Já se viu que o Governo de Sócrates, como no fundo se esperava (a ilusão/desilusão com António Guterres vacinou-nos...), não vai remediar coisa alguma. O homem e o Governo atolam-se ao fim de quatro meses de rugidos na demagogia e na endogamia sinistra que vêm minando as bases morais deste País. Em vez de criar regras claras e transparentes na Administração do Estado e nas empresas públicas e semi-públicas, que regulem o que é e não é cargo de confiança política, Sócrates mantem uma conveniente poeira legislativa, sob a qual prossegue a famosa descadeirada, conhecida desde a era de Guterres como o bailarico dos jobs for the boys and girls. As mexidas conduzidas pela Senhora da Cultura no dia de ontem (Biblioteca Nacional, IA, IPPAR, e CCB), depois das mexidas caninas operadas na Caixa Geral de Depósitos, na GALP e em centenas ou milhares de outros lugares (tachos) sob alçada do Governo e do PS, são a face escancarada de um sistema político ideologicamente esgotado e corrompido até à medula. É preciso dar um pontapé no rabo desta hipócrita democracia. Para que venha uma ditadura, perguntarão os do costume? Não, para que venha um novo regime político, mais democrático. O actual perdeu a vergonha e já não sabe fazer outra coisa que não seja abusar do seu nome generoso para fins cada vez mais inconfessáveis. O mundo (não sei se sabiam...) caminha para o precipício da sua própria gula. Não é certo que tenhamos tempo e vontade de evitar a queda, mas vale mesmo assim a pena proclamar, aqui e agora, a necessidade imperiosa de mudar o actual estado de coisas. Precisamos todos, se não quisermos enlouquecer de vez, de uma Sociedade Sustentável. Batemos no fundo. Muitos mais 11S, Iraques e Katrinas nos esperam ao virar da esquina. Aproveitemos o facto para meditar e decidir. Como disse, a diferença entre Esquerda e Direita não é a diferença que realmente faz diferença numa perspectiva de futuro. Há outros paradigmas muitíssimo mais decisivos para compreender o que nos está a acontecer e para compreender o que nos irá acontecer se, entretanto, nada fizermos, ou fizermos tudo mal.

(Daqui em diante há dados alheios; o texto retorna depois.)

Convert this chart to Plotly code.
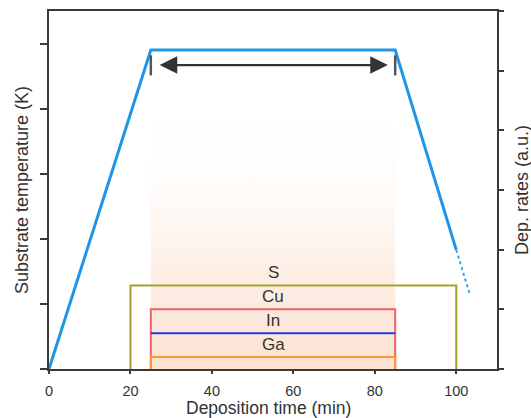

A eleição de Cavaco Silva tornou-se na inevitável catarse do momento. Despachemo-la sem demora! Para que depois possamos pensar nos verdadeiros problemas.
PS - As sondagens dizem que muitos votarão em Manuel Alegre e Francisco Louçã na primeira volta e que, se houver segunda, votarão em Cavaco Silva! Quer se queira quer não, Mário Soares, para além de velho e contraditório com tudo o que andou a dizer ao longo dos últimos anos sobre a sua retirada da vida política nacional, continua a identificar-se, não apenas com o bem que fez, mas sobretudo com o mal do sistema que ajudou a cultivar: desorganização social, proliferação e ineficiência da burocracia, nepotismo partidário generalizado, economia paralela, consagração ilegítima de poderes ocultos (Maçonaria, Soarismo, Opus Dai), promiscuidade generalizada entre os partidos e as pequenas e grandes mafias económicas, corrupção e sobretudo a ausência gritante de uma visão para Portugal. Não admira pois que as suas hipóteses de vir a ser o próximo Presidente da República sejam nulas. Última ironia: a vitória de Cavaco é o que, na realidade actual, mais convem a José Sócrates, a Marques Mendes e ao País.